Réinventer les outils « obsolètes et inefficients » de régulation du foncier
TNC le 03/06/2025 à 17:36
Refonder un statut du fermage jugé « dévoyé », unifier la gouvernance foncière, mettre en place un schéma local de cohérence territoriale... Un rapport de l’Académie d’agriculture formule différentes propositions pour actualiser la régulation du foncier et la rendre plus opérationnelle face aux défis actuels.
Fruit de trois ans de concertation et de recherche, le rapport présenté le 28 mai par l’Académie d’agriculture dresse un constat implacable : les outils de régulation du foncier issus des lois d’orientation du début des années 1960 ne sont plus efficaces. Les trois piliers que constituent le statut du fermage, le contrôle des structures, et les Safer sont « progressivement devenus inefficients voire obsolètes » en raison d’un changement de paradigme, explique Marie-Claude Maurel, contributrice au rapport. L’élargissement des finalités de la régulation foncière, avec une prise en compte des enjeux agroécologiques et sociétaux, la réorganisation des instances de concertation, les mutations du droit de la propriété foncière, le développement du portage du foncier contribuent ainsi à créer une architecture juridique extrêmement complexe et de moins en moins opérante.
Une complexité qui « fait écho à la difficulté actuelle de construire une vision commune de l’agriculture », ajoute la juriste Carole Hernandez-Zakine, qui a participé à la rédaction du rapport. Le texte pose ainsi comme préalable la définition d’un nouveau contrat social agricole, et la loi d’orientation de mars 2025 est un premier pas en ce sens, puisqu’elle reconnait l’agriculture comme une activité d’intérêt général majeur.
Rationnaliser les politiques publiques du marché foncier agricole
Les différentes propositions visent ainsi à simplifier et optimiser la gouvernance foncière : fusionner les trois instances de régulation en confiant au préfet la décision administrative, confronter le projet d’installation ou d’agrandissement d’une exploitation avec le schéma local de mise en cohérence, faire instruire le dossier par la Safer, avec une décision d’autorisation par le préfet.
Face à la multiplicité des modalités de régulation, il est nécessaire de réfléchir à un document unique, le schéma local de gouvernance territoriale, estime l’Académie d’agriculture. Ce dernier serait élaboré par l’Établissement public de coopération intercommunale, en lien avec la profession agricole, et prendrait en compte les autres documents de planification existants (SCOT région, SAGE, SDAGE,…).
Un statut du fermage « dépassé et inadapté »
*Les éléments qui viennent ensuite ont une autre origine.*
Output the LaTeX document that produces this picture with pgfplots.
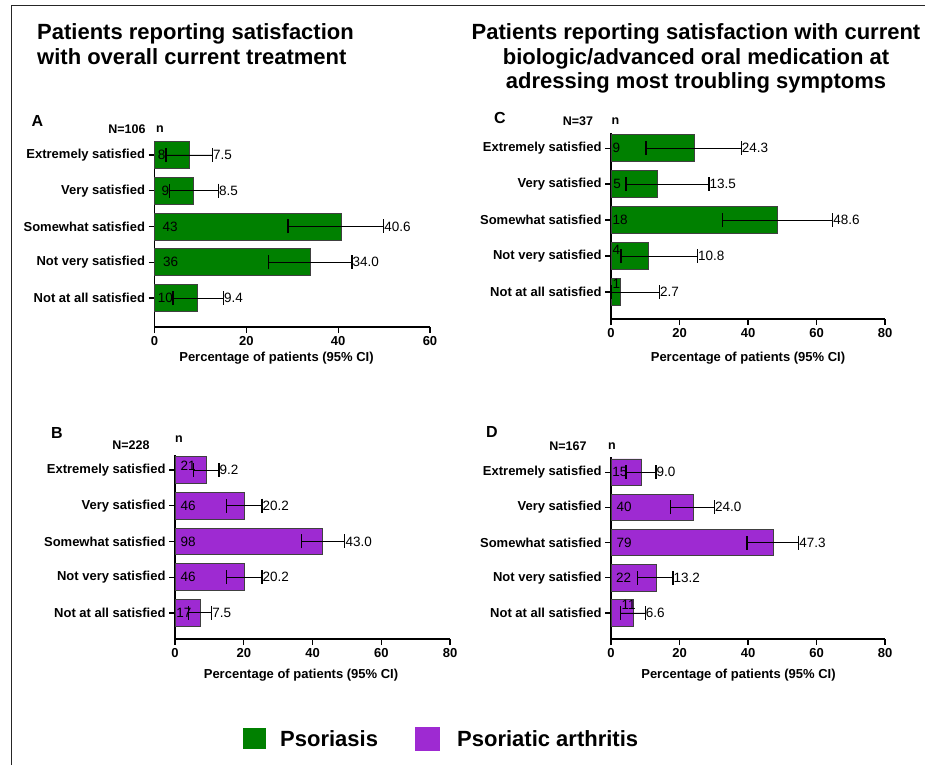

Parmi les mesures les plus importantes pour améliorer la gouvernance, la refonte du statut du fermage apparait également incontournable. Les auditions menées lors de l’élaboration du rapport ont montré que « le statut du fermage était considéré comme largement dévoyé », explique Marcel Lejosne, membre du groupe de travail.
Présent sur les trois-quarts de la SAU française, ce statut souffre de nombreux défauts : une parité propriétaire/bailleur à revoir, des sous-locations illégales mais fréquentes et nécessaires, des difficultés d’amortissement des outils modernes, une incompatibilité des baux actuels avec les nouveaux usages du sol tels que la production d’énergie ou la diversification.
Plusieurs pistes d’action sont possibles, l’académie d’agriculture évoque, entre autres, une mise à bail qui ne déprécie pas le bien avec un seul prix des terres, une modification de la fiscalité foncière, ou encore la fin de la multiplicité des droits de préemption. Certaines propositions sont d’ailleurs soutenues à la fois par les propriétaires et par les bailleurs.